For years there was an acceptance that there were those who worked and those who did not. People were written off, and many expected no better for their children. Fifty years after the start of the Welfare State, a child can still be born poor, live poor and inevitably die poor. The stuff of a moral crusade - yes, of course - but much more than that: we need to confront the causes of that failure. To do that, we need to recast the role of the Welfare State.

Fifty years on, no one has an unqualified right to benefit. And that's not what they want. They want the right to get help back into work. They want to be independent, to get on - to do the best they can for their families, just like everyone else. A new right, matched by a responsibility to do something to help themselves.

Fifty years ago, benefits were designed, for the most part, as a stop- gap between jobs. Now the system has to cater for an uncertain and unstable world, where people work in several jobs between starting out on employment, and retirement. The role of government has changed since post-war Britain.

The new Welfare Reform Bill, published today, sees a radical change in the culture of the benefits system and a new contract between the state and the individual. The new legislation says, in effect: "We will help you to get into work, but in return you have to do something to help yourself."

The new regime will be far tougher than people thought. People will be asked to come in for interview. We will not apologise for our determination actively and repeatedly to keep people's minds on what they could be doing with their lives other than claiming benefit.

All the evidence is that the longer that people are out of the labour market, the longer they take to get back into it. So we will end the something- for-nothing approach that has characterised the past. In its place will be a new approach and a new gateway to the benefits system for everyone of working age, where everyone gets the advice they need and where the option of taking benefit and going home is no longer there. People have a clear responsibility to help themselves. And it is a responsibility that most are more than willing to accept. They can see a genuine partnership between themselves and their government, dedicated to a common purpose.

The old, passive approach to paying benefits means that the benefit system we inherited has failed to keep pace with economic and social change, with people being dependent when they need not be.

Two-thirds of current spending has its roots in decisions taken before the Beveridge Report in 1942. In the past, governments have simply reacted to the symptoms of failure - spending more, but doing little to tackle its underlying causes.
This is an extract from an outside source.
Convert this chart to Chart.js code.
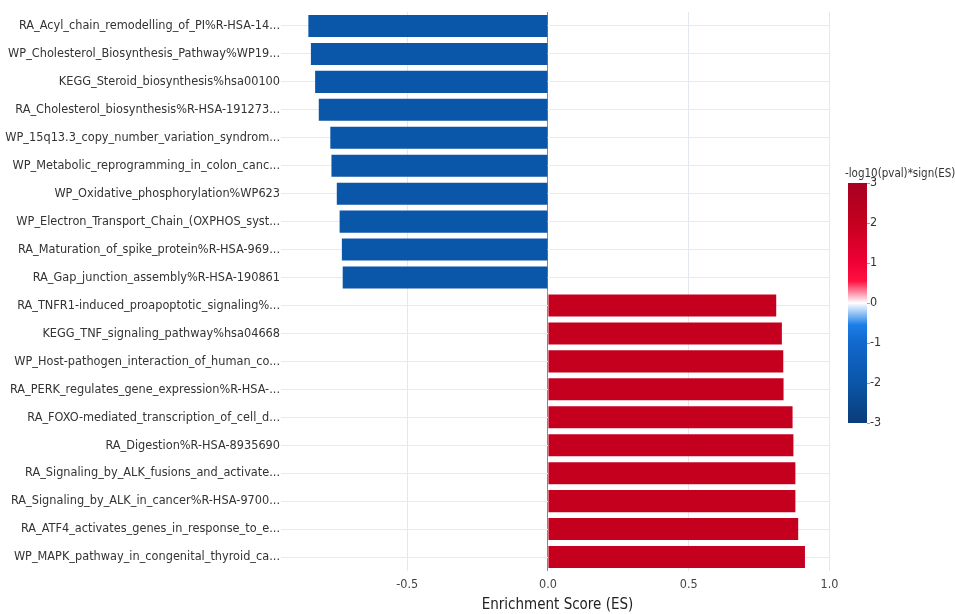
<!DOCTYPE html>
<html>
<head>
<meta charset="utf-8">
<script src="https://cdn.jsdelivr.net/npm/chart.js@4.4.1/dist/chart.umd.min.js"></script>
<style>
  html, body { margin: 0; padding: 0; background: #ffffff; }
  #wrap { width: 955px; height: 614px; position: relative; }
</style>
</head>
<body>
<div id="wrap"><canvas id="chart" width="955" height="614"></canvas></div>
<script>
// Gene-set enrichment: pathway names (top to bottom)
const categories = [
  "RA_Acyl_chain_remodelling_of_PI%R-HSA-14...",
  "WP_Cholesterol_Biosynthesis_Pathway%WP19...",
  "KEGG_Steroid_biosynthesis%hsa00100",
  "RA_Cholesterol_biosynthesis%R-HSA-191273...",
  "WP_15q13.3_copy_number_variation_syndrom...",
  "WP_Metabolic_reprogramming_in_colon_canc...",
  "WP_Oxidative_phosphorylation%WP623",
  "WP_Electron_Transport_Chain_(OXPHOS_syst...",
  "RA_Maturation_of_spike_protein%R-HSA-969...",
  "RA_Gap_junction_assembly%R-HSA-190861",
  "RA_TNFR1-induced_proapoptotic_signaling%...",
  "KEGG_TNF_signaling_pathway%hsa04668",
  "WP_Host-pathogen_interaction_of_human_co...",
  "RA_PERK_regulates_gene_expression%R-HSA-...",
  "RA_FOXO-mediated_transcription_of_cell_d...",
  "RA_Digestion%R-HSA-8935690",
  "RA_Signaling_by_ALK_fusions_and_activate...",
  "RA_Signaling_by_ALK_in_cancer%R-HSA-9700...",
  "RA_ATF4_activates_genes_in_response_to_e...",
  "WP_MAPK_pathway_in_congenital_thyroid_ca..."
];

// Enrichment score of each pathway
const esValues = [
  -0.851, -0.842, -0.827, -0.814, -0.773, -0.769, -0.750, -0.740, -0.732, -0.729,
   0.811,  0.831,  0.836,  0.837,  0.869,  0.872,  0.879,  0.879,  0.889,  0.913
];

// -log10(pval) * sign(ES), used for bar colour
const signedLogP = [
  -2.0, -2.0, -2.0, -2.0, -2.0, -2.0, -2.0, -2.0, -2.0, -2.0,
   2.0,  2.0,  2.0,  2.0,  2.0,  2.0,  2.0,  2.0,  2.0,  2.0
];

// Axis ticks
const xTicks = [-0.5, 0.0, 0.5, 1.0];
const colorbarTicks = [3, 2, 1, 0, -1, -2, -3];

// Diverging colour scale (value, colour)
const colorStops = [
  [-3.0, [10, 60, 120]],
  [-2.0, [10, 86, 168]],
  [-1.0, [18, 104, 204]],
  [-0.55, [26, 126, 232]],
  [0.0, [255, 255, 255]],
  [0.55, [255, 16, 64]],
  [1.0, [240, 0, 54]],
  [2.0, [197, 0, 31]],
  [3.0, [168, 0, 34]]
];

const FONT = "'DejaVu Sans Condensed', 'DejaVu Sans', sans-serif";
const CB_MIN = -3, CB_MAX = 3;

function colorAt(v) {
  if (v <= colorStops[0][0]) return colorStops[0][1];
  for (let i = 1; i < colorStops.length; i++) {
    const [v1, c1] = colorStops[i];
    const [v0, c0] = colorStops[i - 1];
    if (v <= v1) {
      const t = (v - v0) / (v1 - v0);
      return c0.map((c, k) => Math.round(c + (c1[k] - c) * t));
    }
  }
  return colorStops[colorStops.length - 1][1];
}
function rgb(c) { return `rgb(${c[0]},${c[1]},${c[2]})`; }

// Colour bar drawn beside the plot
const colorbarPlugin = {
  id: 'colorbar',
  afterDraw(chart) {
    const ctx = chart.ctx;
    const x = 848, w = 19, top = 183, bottom = 423;
    const grad = ctx.createLinearGradient(0, bottom, 0, top);
    colorStops.forEach(([v, c]) => {
      grad.addColorStop((v - CB_MIN) / (CB_MAX - CB_MIN), rgb(c));
    });
    ctx.save();
    ctx.fillStyle = grad;
    ctx.fillRect(x, top, w, bottom - top);
    ctx.strokeStyle = '#9aa3ad';
    ctx.lineWidth = 1;
    ctx.font = `12.5px ${FONT}`;
    ctx.fillStyle = '#333';
    ctx.textBaseline = 'middle';
    ctx.textAlign = 'left';
    colorbarTicks.forEach(v => {
      const y = bottom - (v - CB_MIN) / (CB_MAX - CB_MIN) * (bottom - top);
      ctx.beginPath();
      ctx.moveTo(x + w, Math.round(y) + 0.5);
      ctx.lineTo(x + w + 3, Math.round(y) + 0.5);
      ctx.stroke();
      ctx.fillText(String(v), x + w + 3, y);
    });
    ctx.font = `11.5px ${FONT}`;
    ctx.textBaseline = 'alphabetic';
    ctx.fillText('-log10(pval)*sign(ES)', 845, 177);
    ctx.restore();
  }
};

new Chart(document.getElementById('chart'), {
  type: 'bar',
  data: {
    labels: categories,
    datasets: [{
      data: esValues,
      backgroundColor: signedLogP.map(v => rgb(colorAt(v))),
      borderWidth: 0,
      categoryPercentage: 1.0,
      barPercentage: 0.79
    }]
  },
  options: {
    indexAxis: 'y',
    responsive: false,
    animation: false,
    layout: { padding: { top: 12, right: 125, bottom: 0, left: 0 } },
    plugins: { legend: { display: false }, tooltip: { enabled: false } },
    scales: {
      x: {
        min: -0.934,
        max: 1.002,
        afterBuildTicks: axis => { axis.ticks = xTicks.map(v => ({ value: v })); },
        grid: {
          drawTicks: false,
          color: ctx => (ctx.tick && ctx.tick.value === 0 ? '#7d8896' : '#e3e8ef'),
          lineWidth: 1
        },
        border: { display: false },
        ticks: {
          padding: 6,
          color: '#444',
          font: { family: FONT, size: 12.5 },
          callback: v => Number(v).toFixed(1)
        },
        title: {
          display: true,
          text: 'Enrichment Score (ES)',
          color: '#222',
          font: { family: FONT, size: 15 },
          padding: { top: -2, bottom: 0 }
        }
      },
      y: {
        afterFit: scale => { scale.width = 285; },
        grid: { drawTicks: true, tickLength: 4, offset: false, color: '#e6ebf1', lineWidth: 1 },
        border: { display: false },
        ticks: {
          padding: 1,
          color: '#333',
          autoSkip: false,
          font: { family: FONT, size: 12.6 }
        }
      }
    }
  },
  plugins: [colorbarPlugin]
});
</script>
</body>
</html>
Between 1979 and 1997, the Conservatives increased spending by more than 90 per cent. But, despite that, one in three children was living in poverty and one in five non-retired households had no one in work. Now one in three people remains at risk of relying on income support in retirement.

Our strategy is to confront the causes of failure: a serious assault on the causes of poverty - poor housing, poor education, poor health and lack of job opportunities. Right across the board, we are investing more to tackle the problems caused by the years of economic and social failure. Benefits cannot remove the causes of poverty.

Today we set out a radical new contract between the state and people of working age - the Single Gateway, replacing the system we inherited, which focused on cash hand-outs, with no support for people to gain independence. Instead, the Single Gateway will provide everyone with a personal adviser who will help them to become independent, in turn ensuring that they receive help to which they are entitled.

People have every right to expect us to give them this support. But this must be matched with the responsibility of helping themselves. Our new contract will require people to attend an interview as a condition of receiving benefit, and to consider the options available to them. They need help to acquire skills and training, and we are providing that support. It is their responsibility to take up this offer of guidance and, where they can, to return to work. There can be no excuse for failing to take up that opportunity. The Single Gateway will make sure that people understand the opportunities and advice available.

These are radical reforms. We are not prepared to see people written off - nor are we prepared to allow them to write themselves off. By providing work for those who can and security for those who can't, we are reforming a system designed for post-war Britain and building a new system to meet the needs of the next 50 years.